Ethnic (pronounced “eth-nihck”) is an adjective. It describes the different peoples or tribes that are reflected in a person’s DNA and the characteristics of their physical appearance.
Combinations of hair color, eye color, skin color, hair texture, skin characteristics reflect all the people that led to each person alive today. As people around the world have become more mobile and sought better economic opportunities, there’s been more blending and mixing among different ethnicities than when people had to travel on foot.
- In the phrase, “ethnic cleansing,” one group seeks to eliminate another group from a territory or country; this can include deportation, torture, and genocide. Examples of this in recent history happened in 1995 in Rwanda, and in the 1990s in Bosnia (a province in the former Yugoslavia.) Check out the link to learn more.
Ethic (pronounced “eth-ick’) is a noun. It means a standard for behavior, business practices, medical care, or another action.
- The plural form, “ethics” is a set of these standards. While each person likely has a personal set of ethics, a business or trade has a set of standards that were discussed by a board or other governing body, and collectively agreed upon.
- The phrase “work ethic” means possessing the focus and discipline to execute quality workmanship, working steadily during one’s shift, and holding oneself accountable for meeting high productivity and quality standards. In short, a person with a good work ethic doesn’t waste the company’s time or money with their efforts, and they earn their paycheck.
The following story uses both words correctly:
Ethel was eager to go to a job fair in her community. Some were conducting informal interviews, so she signed up for one. She sat down to chat with a representative at a new small business in town. “What makes you want to work for our company?” the representative asked. “I’m very curious about your industry, it’s experiencing tremendous growth lately. I am eager to get started somewhere, I have a high work ethic.”
“Well tell me a little more about yourself. Where are you from? What’s your ethnic background?”

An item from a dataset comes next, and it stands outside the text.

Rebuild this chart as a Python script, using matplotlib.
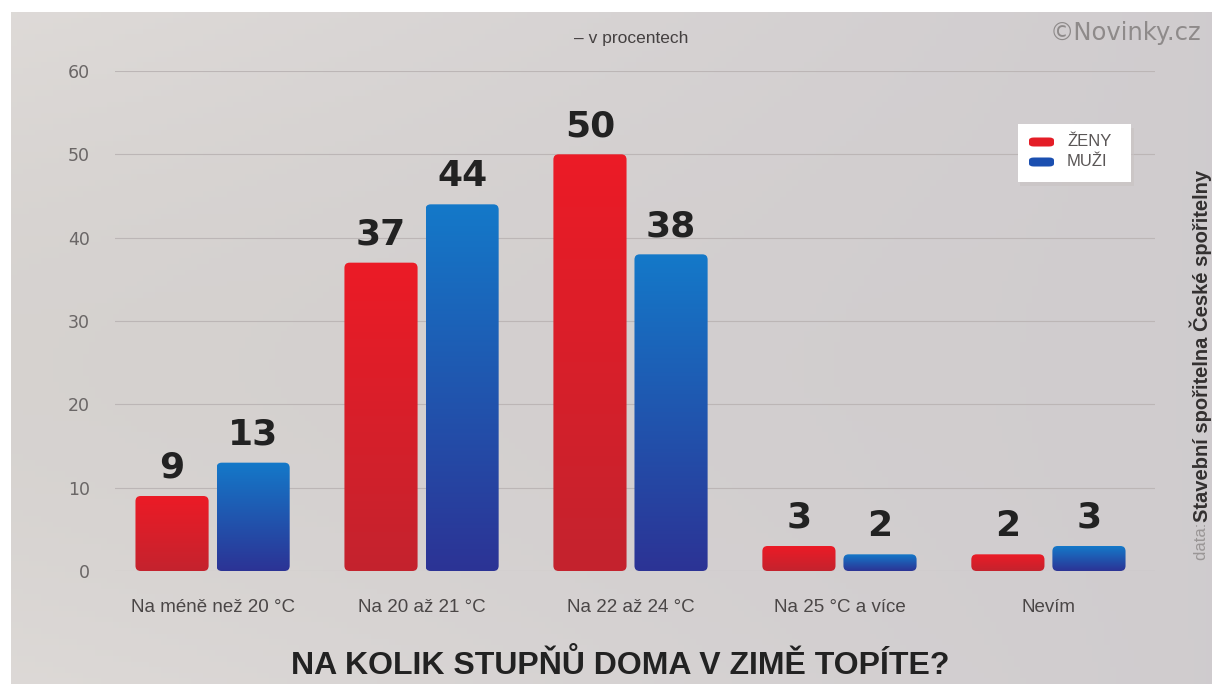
import numpy as np
import matplotlib
matplotlib.use("Agg")
import matplotlib.pyplot as plt
from matplotlib.colors import LinearSegmentedColormap
from matplotlib.patches import FancyBboxPatch, Rectangle

categories = ["Na méně než 20 °C", "Na 20 až 21 °C", "Na 22 až 24 °C", "Na 25 °C a více", "Nevím"]
zeny = [9, 37, 50, 3, 2]
muzi = [13, 44, 38, 2, 3]
series_names = ["ŽENY", "MUŽI"]
yticks = [0, 10, 20, 30, 40, 50, 60]

W, H = 1212, 684
fig = plt.figure(figsize=(W / 100, H / 100), dpi=100)
fig.patch.set_facecolor("white")

# background panel with soft gradient
bg_ax = fig.add_axes([11 / W, 0, 1 - 11 / W, 1 - 12 / H])
bg_ax.set_axis_off()
gx = np.linspace(0, 1, 200)
gy = np.linspace(0, 1, 120)
GX, GY = np.meshgrid(gx, gy)
base = np.array([0.87, 0.855, 0.845])
img = np.zeros((120, 200, 3))
shade = 0.055 * GX + 0.03 * np.sin(GY * 3.0) * (1 - GX)
for c in range(3):
    img[:, :, c] = base[c] - shade
img[:, :, 2] += 0.02 * GX
img = np.clip(img, 0, 1)
bg_ax.imshow(img, aspect="auto", extent=[0, 1, 0, 1], origin="upper")

ax = fig.add_axes([115 / W, (H - 571) / H, (1155 - 115) / W, (571 - 71) / H])
ax.set_facecolor("none")
for s in ax.spines.values():
    s.set_visible(False)
ax.set_yticks(yticks)
ax.set_yticklabels([str(t) for t in yticks], fontsize=12.5, color="#6a6666", family="DejaVu Sans")
ax.tick_params(axis="y", length=0, pad=18)
ax.tick_params(axis="x", length=0, pad=20)
ax.grid(axis="y", color="#bcb6b6", linewidth=0.8)
ax.set_axisbelow(True)

x = np.arange(len(categories))
bw = 0.35
off = 0.194

red_cmap = LinearSegmentedColormap.from_list("r", ["#ec1b26", "#c4232e"])
blue_cmap = LinearSegmentedColormap.from_list("b", ["#1479c9", "#2c3395"])

def gradient_bars(vals, xpos, cmap, label):
    bars = ax.bar(xpos, vals, width=bw, color="none", edgecolor="none", label=label, zorder=2)
    grad = np.linspace(0, 1, 256).reshape(-1, 1)
    for b in bars:
        bx, by = b.get_x(), b.get_y()
        w, h = b.get_width(), b.get_height()
        patch = FancyBboxPatch((bx, by), w, h,
                               boxstyle="round,pad=0,rounding_size=0.025",
                               mutation_aspect=60 / 500 * 209,
                               transform=ax.transData, facecolor="none", edgecolor="none")
        ax.add_patch(patch)
        im = ax.imshow(grad, cmap=cmap, aspect="auto", extent=[bx, bx + w, by, by + h],
                       origin="upper", zorder=3)
        im.set_clip_path(patch)
    return bars

gradient_bars(zeny, x - off, red_cmap, series_names[0])
gradient_bars(muzi, x + off, blue_cmap, series_names[1])
ax.set_xlim(-0.467, 4.51)
ax.set_ylim(0, 60)

for xs, vals in ((x - off, zeny), (x + off, muzi)):
    for xi, v in zip(xs, vals):
        ax.annotate(str(v), (xi, v), xytext=(0, 8), textcoords="offset points", ha="center", va="bottom",
                    fontsize=26, fontweight="bold", color="#222222", family="DejaVu Sans", zorder=5)

ax.set_xticks(x)
ax.set_xticklabels(categories, fontsize=13.5, color="#4a4646",
                   family=["Liberation Sans Narrow", "Liberation Sans"])

# legend
fig.patches.append(Rectangle((1020 / W, 1 - 186 / H), 114 / W, 58 / H, transform=fig.transFigure,
                             facecolor="#c8c2c2", edgecolor="none", zorder=1, alpha=0.6))
fig.patches.append(Rectangle((1018 / W, 1 - 182 / H), 113 / W, 58 / H, transform=fig.transFigure,
                             facecolor="white", edgecolor="none", zorder=2))
for i, (name, col) in enumerate(zip(series_names, ["#e41d27", "#1b4fb0"])):
    yc = 142 + i * 20
    fig.patches.append(FancyBboxPatch((1029 / W, 1 - (yc + 4.5) / H), 25 / W, 9 / H,
                                      boxstyle="round,pad=0,rounding_size=0.004",
                                      transform=fig.transFigure, facecolor=col, edgecolor="none", zorder=3))
    fig.text(1067 / W, 1 - yc / H, name, fontsize=12, color="#5a5656", va="center", ha="left",
             family="Liberation Sans", zorder=4)

# texts
fig.text(631 / W, 1 - 38 / H, "– v procentech", fontsize=12.5, color="#444040", ha="center", va="center",
         family=["Liberation Sans Narrow", "Liberation Sans"])
fig.text(1050 / W, 1 - 33 / H, "©Novinky.cz", fontsize=17.5, color="#8e8a8a", ha="left", va="center",
         family="DejaVu Sans")
fig.text(620 / W, 1 - 665 / H, "NA KOLIK STUPŇŮ DOMA V ZIMĚ TOPÍTE?", fontsize=23, fontweight="bold",
         color="#222222", ha="center", va="center", family="Liberation Sans")
fig.text(1201 / W, 1 - 560 / H, "data: ", fontsize=12, color="#9a9696", rotation=90, ha="center", va="bottom",
         family="Liberation Sans")
fig.text(1201 / W, 1 - 522 / H, "Stavební spořitelna České spořitelny", fontsize=14.5, fontweight="bold",
         color="#333030", rotation=90, ha="center", va="bottom", family="Liberation Sans")

fig.savefig("out.png", dpi=100, facecolor=fig.get_facecolor())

Ethel’s face fell. “I don’t think that’s an appropriate question for a job interview. I could tell you about my work experience and education. But I’m too uncomfortable to continue here. I really think it’s best I move on to other appointments right now.” She got up and left. What choice did she have? If they didn’t know the rules for interviews, what else didn’t they know? What else might they expect their employees wouldn’t know either, expect them to just play along regardless?